Collected data –
%%
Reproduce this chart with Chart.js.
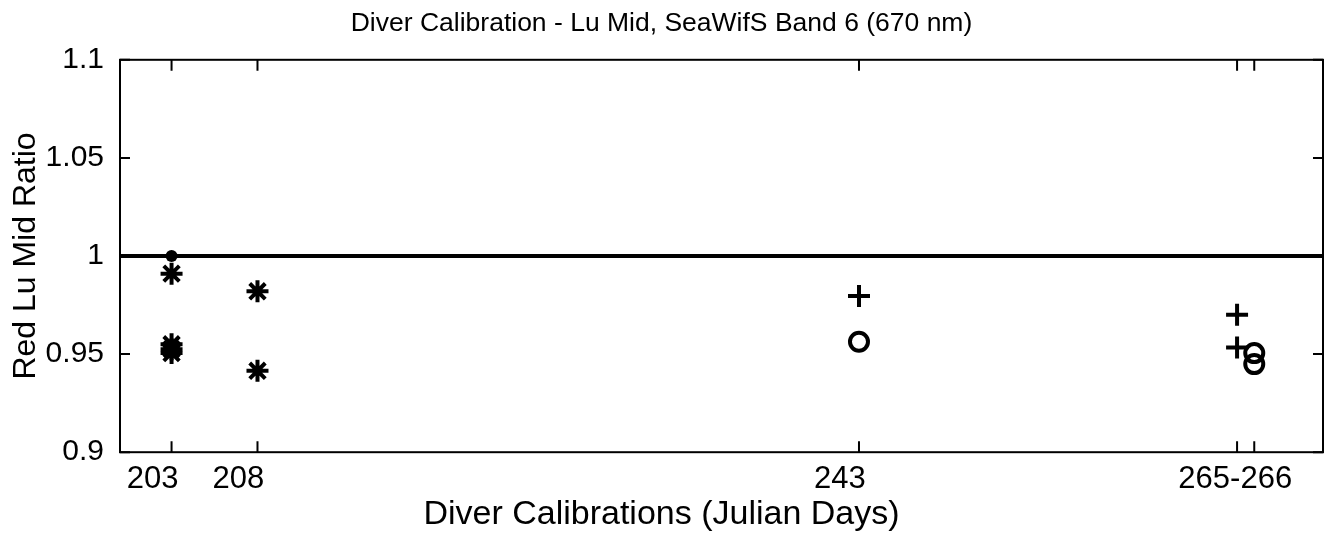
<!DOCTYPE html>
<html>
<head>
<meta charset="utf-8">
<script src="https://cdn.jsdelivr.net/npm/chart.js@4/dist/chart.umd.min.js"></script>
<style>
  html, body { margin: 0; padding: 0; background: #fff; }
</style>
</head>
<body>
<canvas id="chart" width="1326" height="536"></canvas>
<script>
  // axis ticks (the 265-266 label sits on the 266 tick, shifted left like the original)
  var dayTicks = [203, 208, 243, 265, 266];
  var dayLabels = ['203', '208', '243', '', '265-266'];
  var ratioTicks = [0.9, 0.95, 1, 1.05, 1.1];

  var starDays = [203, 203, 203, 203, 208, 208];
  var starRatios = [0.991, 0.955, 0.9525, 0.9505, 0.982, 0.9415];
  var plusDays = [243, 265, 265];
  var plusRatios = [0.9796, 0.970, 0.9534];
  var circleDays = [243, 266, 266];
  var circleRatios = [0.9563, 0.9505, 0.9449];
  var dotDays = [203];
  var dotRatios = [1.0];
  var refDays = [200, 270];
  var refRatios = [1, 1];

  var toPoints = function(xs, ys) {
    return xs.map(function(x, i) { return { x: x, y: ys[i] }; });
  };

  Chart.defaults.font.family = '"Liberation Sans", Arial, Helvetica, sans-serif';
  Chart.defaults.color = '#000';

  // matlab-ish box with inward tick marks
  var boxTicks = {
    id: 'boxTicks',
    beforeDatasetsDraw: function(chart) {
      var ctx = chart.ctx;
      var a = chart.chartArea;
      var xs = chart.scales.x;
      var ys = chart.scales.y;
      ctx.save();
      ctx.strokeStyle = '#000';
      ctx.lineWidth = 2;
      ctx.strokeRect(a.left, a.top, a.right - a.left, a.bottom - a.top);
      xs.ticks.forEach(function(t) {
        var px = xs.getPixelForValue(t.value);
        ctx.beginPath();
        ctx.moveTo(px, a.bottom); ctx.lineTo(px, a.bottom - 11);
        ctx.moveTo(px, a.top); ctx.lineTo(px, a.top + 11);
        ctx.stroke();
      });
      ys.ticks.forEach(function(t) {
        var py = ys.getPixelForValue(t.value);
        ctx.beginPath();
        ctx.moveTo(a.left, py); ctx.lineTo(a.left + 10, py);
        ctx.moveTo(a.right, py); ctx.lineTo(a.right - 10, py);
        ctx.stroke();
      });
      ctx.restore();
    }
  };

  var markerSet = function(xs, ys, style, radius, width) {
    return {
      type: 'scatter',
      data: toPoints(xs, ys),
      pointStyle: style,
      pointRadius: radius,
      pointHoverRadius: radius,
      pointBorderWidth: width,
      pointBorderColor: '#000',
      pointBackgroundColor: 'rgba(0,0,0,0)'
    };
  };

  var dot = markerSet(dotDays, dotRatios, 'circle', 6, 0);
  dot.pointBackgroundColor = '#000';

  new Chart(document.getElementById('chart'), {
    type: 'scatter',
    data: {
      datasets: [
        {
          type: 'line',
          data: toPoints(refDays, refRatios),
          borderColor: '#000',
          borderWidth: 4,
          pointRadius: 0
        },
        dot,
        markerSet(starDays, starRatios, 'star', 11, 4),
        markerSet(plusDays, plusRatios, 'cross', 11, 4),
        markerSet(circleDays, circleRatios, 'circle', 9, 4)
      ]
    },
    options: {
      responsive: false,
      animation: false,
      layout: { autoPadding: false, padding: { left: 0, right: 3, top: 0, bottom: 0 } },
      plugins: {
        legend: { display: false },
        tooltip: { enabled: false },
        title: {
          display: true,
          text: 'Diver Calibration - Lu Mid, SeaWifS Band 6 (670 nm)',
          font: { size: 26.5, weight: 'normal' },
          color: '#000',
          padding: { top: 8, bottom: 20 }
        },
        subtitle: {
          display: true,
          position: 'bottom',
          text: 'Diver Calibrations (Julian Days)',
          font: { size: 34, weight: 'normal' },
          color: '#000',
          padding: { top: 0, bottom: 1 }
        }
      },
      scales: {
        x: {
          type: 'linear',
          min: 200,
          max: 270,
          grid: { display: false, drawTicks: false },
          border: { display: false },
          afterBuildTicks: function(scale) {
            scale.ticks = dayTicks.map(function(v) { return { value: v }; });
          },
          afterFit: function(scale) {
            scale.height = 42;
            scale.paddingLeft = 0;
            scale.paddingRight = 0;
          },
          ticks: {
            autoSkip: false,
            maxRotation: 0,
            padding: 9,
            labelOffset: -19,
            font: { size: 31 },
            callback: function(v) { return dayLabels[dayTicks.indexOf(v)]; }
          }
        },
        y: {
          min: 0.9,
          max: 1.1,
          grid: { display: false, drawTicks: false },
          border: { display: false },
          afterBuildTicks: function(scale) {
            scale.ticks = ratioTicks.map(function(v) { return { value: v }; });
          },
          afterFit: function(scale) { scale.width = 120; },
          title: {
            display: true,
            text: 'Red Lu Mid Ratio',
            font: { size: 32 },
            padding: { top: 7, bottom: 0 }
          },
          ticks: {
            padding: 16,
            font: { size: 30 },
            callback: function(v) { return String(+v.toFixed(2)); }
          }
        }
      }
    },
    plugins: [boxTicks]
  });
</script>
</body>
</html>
%%
Given problem – Make an exact copy of all the material, but keep the pictures out of it.

Correct response –
Reproduce this chart with Chart.js.
<!DOCTYPE html>
<html>
<head>
<meta charset="utf-8">
<script src="https://cdn.jsdelivr.net/npm/chart.js@4/dist/chart.umd.min.js"></script>
<style>
  html, body { margin: 0; padding: 0; background: #fff; }
</style>
</head>
<body>
<canvas id="chart" width="1326" height="536"></canvas>
<script>
  // axis ticks (the 265-266 label sits on the 266 tick, shifted left like the original)
  var dayTicks = [203, 208, 243, 265, 266];
  var dayLabels = ['203', '208', '243', '', '265-266'];
  var ratioTicks = [0.9, 0.95, 1, 1.05, 1.1];

  var starDays = [203, 203, 203, 203, 208, 208];
  var starRatios = [0.991, 0.955, 0.9525, 0.9505, 0.982, 0.9415];
  var plusDays = [243, 265, 265];
  var plusRatios = [0.9796, 0.970, 0.9534];
  var circleDays = [243, 266, 266];
  var circleRatios = [0.9563, 0.9505, 0.9449];
  var dotDays = [203];
  var dotRatios = [1.0];
  var refDays = [200, 270];
  var refRatios = [1, 1];

  var toPoints = function(xs, ys) {
    return xs.map(function(x, i) { return { x: x, y: ys[i] }; });
  };

  Chart.defaults.font.family = '"Liberation Sans", Arial, Helvetica, sans-serif';
  Chart.defaults.color = '#000';

  // matlab-ish box with inward tick marks
  var boxTicks = {
    id: 'boxTicks',
    beforeDatasetsDraw: function(chart) {
      var ctx = chart.ctx;
      var a = chart.chartArea;
      var xs = chart.scales.x;
      var ys = chart.scales.y;
      ctx.save();
      ctx.strokeStyle = '#000';
      ctx.lineWidth = 2;
      ctx.strokeRect(a.left, a.top, a.right - a.left, a.bottom - a.top);
      xs.ticks.forEach(function(t) {
        var px = xs.getPixelForValue(t.value);
        ctx.beginPath();
        ctx.moveTo(px, a.bottom); ctx.lineTo(px, a.bottom - 11);
        ctx.moveTo(px, a.top); ctx.lineTo(px, a.top + 11);
        ctx.stroke();
      });
      ys.ticks.forEach(function(t) {
        var py = ys.getPixelForValue(t.value);
        ctx.beginPath();
        ctx.moveTo(a.left, py); ctx.lineTo(a.left + 10, py);
        ctx.moveTo(a.right, py); ctx.lineTo(a.right - 10, py);
        ctx.stroke();
      });
      ctx.restore();
    }
  };

  var markerSet = function(xs, ys, style, radius, width) {
    return {
      type: 'scatter',
      data: toPoints(xs, ys),
      pointStyle: style,
      pointRadius: radius,
      pointHoverRadius: radius,
      pointBorderWidth: width,
      pointBorderColor: '#000',
      pointBackgroundColor: 'rgba(0,0,0,0)'
    };
  };

  var dot = markerSet(dotDays, dotRatios, 'circle', 6, 0);
  dot.pointBackgroundColor = '#000';

  new Chart(document.getElementById('chart'), {
    type: 'scatter',
    data: {
      datasets: [
        {
          type: 'line',
          data: toPoints(refDays, refRatios),
          borderColor: '#000',
          borderWidth: 4,
          pointRadius: 0
        },
        dot,
        markerSet(starDays, starRatios, 'star', 11, 4),
        markerSet(plusDays, plusRatios, 'cross', 11, 4),
        markerSet(circleDays, circleRatios, 'circle', 9, 4)
      ]
    },
    options: {
      responsive: false,
      animation: false,
      layout: { autoPadding: false, padding: { left: 0, right: 3, top: 0, bottom: 0 } },
      plugins: {
        legend: { display: false },
        tooltip: { enabled: false },
        title: {
          display: true,
          text: 'Diver Calibration - Lu Mid, SeaWifS Band 6 (670 nm)',
          font: { size: 26.5, weight: 'normal' },
          color: '#000',
          padding: { top: 8, bottom: 20 }
        },
        subtitle: {
          display: true,
          position: 'bottom',
          text: 'Diver Calibrations (Julian Days)',
          font: { size: 34, weight: 'normal' },
          color: '#000',
          padding: { top: 0, bottom: 1 }
        }
      },
      scales: {
        x: {
          type: 'linear',
          min: 200,
          max: 270,
          grid: { display: false, drawTicks: false },
          border: { display: false },
          afterBuildTicks: function(scale) {
            scale.ticks = dayTicks.map(function(v) { return { value: v }; });
          },
          afterFit: function(scale) {
            scale.height = 42;
            scale.paddingLeft = 0;
            scale.paddingRight = 0;
          },
          ticks: {
            autoSkip: false,
            maxRotation: 0,
            padding: 9,
            labelOffset: -19,
            font: { size: 31 },
            callback: function(v) { return dayLabels[dayTicks.indexOf(v)]; }
          }
        },
        y: {
          min: 0.9,
          max: 1.1,
          grid: { display: false, drawTicks: false },
          border: { display: false },
          afterBuildTicks: function(scale) {
            scale.ticks = ratioTicks.map(function(v) { return { value: v }; });
          },
          afterFit: function(scale) { scale.width = 120; },
          title: {
            display: true,
            text: 'Red Lu Mid Ratio',
            font: { size: 32 },
            padding: { top: 7, bottom: 0 }
          },
          ticks: {
            padding: 16,
            font: { size: 30 },
            callback: function(v) { return String(+v.toFixed(2)); }
          }
        }
      }
    },
    plugins: [boxTicks]
  });
</script>
</body>
</html>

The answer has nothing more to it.